Note: The default parameters reasonable starting points. If you find yourself tuning them, make sure that you have a good base measure of responsiveness taken over a period of time before you start. After making a change, retake those measurements over the same period of time (probably over several days and at different times of the day.

Managing Server Groups

You can view or make changes to server groups using the Manage Server Groups Alpha Cloud dialog. If you have permission to maintain server groups for a subscription, you can add, enable or disable and set parameters for a server group.

To view or change server groups:

  1. Click the Alpha Cloud toolbar icon on the web control panel in Alpha Anywhere and select "Advanced" and then "Server Groups".
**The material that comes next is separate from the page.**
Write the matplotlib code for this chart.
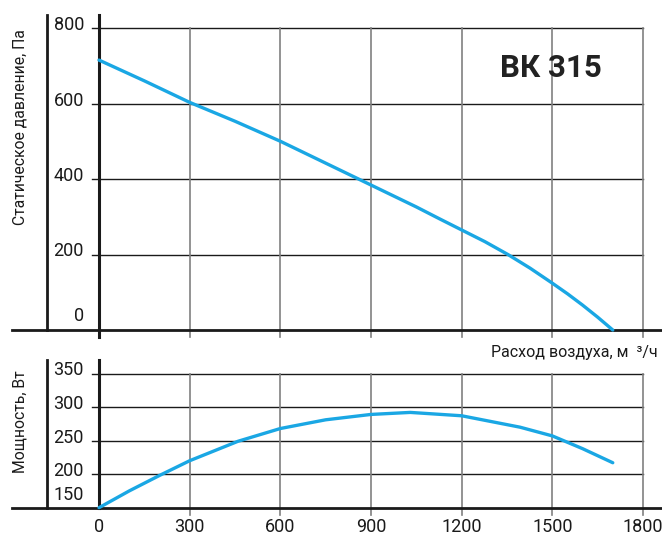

  2. To add a new server group, click in the empty row at the bottom of the grid (with a * to its left), name your new group and change any values you choose to.
  3. To enable or disable a server group, select either "Active" or "Disabled" from the "Status" drop down list.
  4. Change any values required on any of the server groups.
  5. Click the button entitled "Apply Changes" to update the Alpha Cloud.
  6. To delete a server group, click in the row of the server group you want to delete and then click the button labeled 'Delete This Server Group'.

    Note: You cannot undo this operation! You will not be allowed to delete the 'Default' server group or a server group that is referenced by a web site. You must first either select a different server group for the referencing web site or delete the web site. Deleting a server grup permanently archives the server group.